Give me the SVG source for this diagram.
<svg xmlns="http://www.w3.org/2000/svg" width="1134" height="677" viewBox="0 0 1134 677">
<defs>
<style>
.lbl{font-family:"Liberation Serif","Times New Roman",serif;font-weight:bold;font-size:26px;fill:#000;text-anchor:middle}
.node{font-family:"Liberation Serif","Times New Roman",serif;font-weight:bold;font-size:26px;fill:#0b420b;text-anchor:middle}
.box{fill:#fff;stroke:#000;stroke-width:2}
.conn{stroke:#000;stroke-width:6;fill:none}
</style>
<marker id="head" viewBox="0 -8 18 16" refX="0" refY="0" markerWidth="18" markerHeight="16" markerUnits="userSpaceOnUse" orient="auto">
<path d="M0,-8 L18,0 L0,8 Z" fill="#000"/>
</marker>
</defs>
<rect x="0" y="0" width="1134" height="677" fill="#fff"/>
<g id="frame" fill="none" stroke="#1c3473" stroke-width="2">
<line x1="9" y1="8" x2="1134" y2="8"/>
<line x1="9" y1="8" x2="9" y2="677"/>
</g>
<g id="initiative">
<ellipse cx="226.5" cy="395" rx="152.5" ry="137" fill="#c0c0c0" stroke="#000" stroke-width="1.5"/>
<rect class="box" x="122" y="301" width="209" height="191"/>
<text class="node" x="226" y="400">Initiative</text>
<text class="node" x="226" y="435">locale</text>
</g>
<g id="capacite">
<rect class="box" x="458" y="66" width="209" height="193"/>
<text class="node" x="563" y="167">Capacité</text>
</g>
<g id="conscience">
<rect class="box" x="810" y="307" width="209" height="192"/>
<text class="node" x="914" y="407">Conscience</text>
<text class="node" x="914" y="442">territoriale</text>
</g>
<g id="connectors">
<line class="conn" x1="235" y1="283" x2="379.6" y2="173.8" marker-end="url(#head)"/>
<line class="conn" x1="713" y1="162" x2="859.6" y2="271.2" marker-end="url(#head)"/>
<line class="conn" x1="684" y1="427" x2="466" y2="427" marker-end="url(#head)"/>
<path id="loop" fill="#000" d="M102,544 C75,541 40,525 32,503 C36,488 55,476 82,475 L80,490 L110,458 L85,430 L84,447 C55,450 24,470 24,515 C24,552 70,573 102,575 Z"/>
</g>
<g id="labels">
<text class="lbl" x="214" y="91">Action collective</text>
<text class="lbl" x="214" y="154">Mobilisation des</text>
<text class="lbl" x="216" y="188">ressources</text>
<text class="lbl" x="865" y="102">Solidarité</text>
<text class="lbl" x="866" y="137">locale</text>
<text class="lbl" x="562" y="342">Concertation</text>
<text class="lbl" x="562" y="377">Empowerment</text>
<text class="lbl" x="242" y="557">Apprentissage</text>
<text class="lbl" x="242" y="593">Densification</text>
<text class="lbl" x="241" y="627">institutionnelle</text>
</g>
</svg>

## TASK BRIEF:
Give an exact repetition of all the material.

## COMPLETE RESPONSE:
Give me the SVG source for this diagram.
<svg xmlns="http://www.w3.org/2000/svg" width="1134" height="677" viewBox="0 0 1134 677">
<defs>
<style>
.lbl{font-family:"Liberation Serif","Times New Roman",serif;font-weight:bold;font-size:26px;fill:#000;text-anchor:middle}
.node{font-family:"Liberation Serif","Times New Roman",serif;font-weight:bold;font-size:26px;fill:#0b420b;text-anchor:middle}
.box{fill:#fff;stroke:#000;stroke-width:2}
.conn{stroke:#000;stroke-width:6;fill:none}
</style>
<marker id="head" viewBox="0 -8 18 16" refX="0" refY="0" markerWidth="18" markerHeight="16" markerUnits="userSpaceOnUse" orient="auto">
<path d="M0,-8 L18,0 L0,8 Z" fill="#000"/>
</marker>
</defs>
<rect x="0" y="0" width="1134" height="677" fill="#fff"/>
<g id="frame" fill="none" stroke="#1c3473" stroke-width="2">
<line x1="9" y1="8" x2="1134" y2="8"/>
<line x1="9" y1="8" x2="9" y2="677"/>
</g>
<g id="initiative">
<ellipse cx="226.5" cy="395" rx="152.5" ry="137" fill="#c0c0c0" stroke="#000" stroke-width="1.5"/>
<rect class="box" x="122" y="301" width="209" height="191"/>
<text class="node" x="226" y="400">Initiative</text>
<text class="node" x="226" y="435">locale</text>
</g>
<g id="capacite">
<rect class="box" x="458" y="66" width="209" height="193"/>
<text class="node" x="563" y="167">Capacité</text>
</g>
<g id="conscience">
<rect class="box" x="810" y="307" width="209" height="192"/>
<text class="node" x="914" y="407">Conscience</text>
<text class="node" x="914" y="442">territoriale</text>
</g>
<g id="connectors">
<line class="conn" x1="235" y1="283" x2="379.6" y2="173.8" marker-end="url(#head)"/>
<line class="conn" x1="713" y1="162" x2="859.6" y2="271.2" marker-end="url(#head)"/>
<line class="conn" x1="684" y1="427" x2="466" y2="427" marker-end="url(#head)"/>
<path id="loop" fill="#000" d="M102,544 C75,541 40,525 32,503 C36,488 55,476 82,475 L80,490 L110,458 L85,430 L84,447 C55,450 24,470 24,515 C24,552 70,573 102,575 Z"/>
</g>
<g id="labels">
<text class="lbl" x="214" y="91">Action collective</text>
<text class="lbl" x="214" y="154">Mobilisation des</text>
<text class="lbl" x="216" y="188">ressources</text>
<text class="lbl" x="865" y="102">Solidarité</text>
<text class="lbl" x="866" y="137">locale</text>
<text class="lbl" x="562" y="342">Concertation</text>
<text class="lbl" x="562" y="377">Empowerment</text>
<text class="lbl" x="242" y="557">Apprentissage</text>
<text class="lbl" x="242" y="593">Densification</text>
<text class="lbl" x="241" y="627">institutionnelle</text>
</g>
</svg>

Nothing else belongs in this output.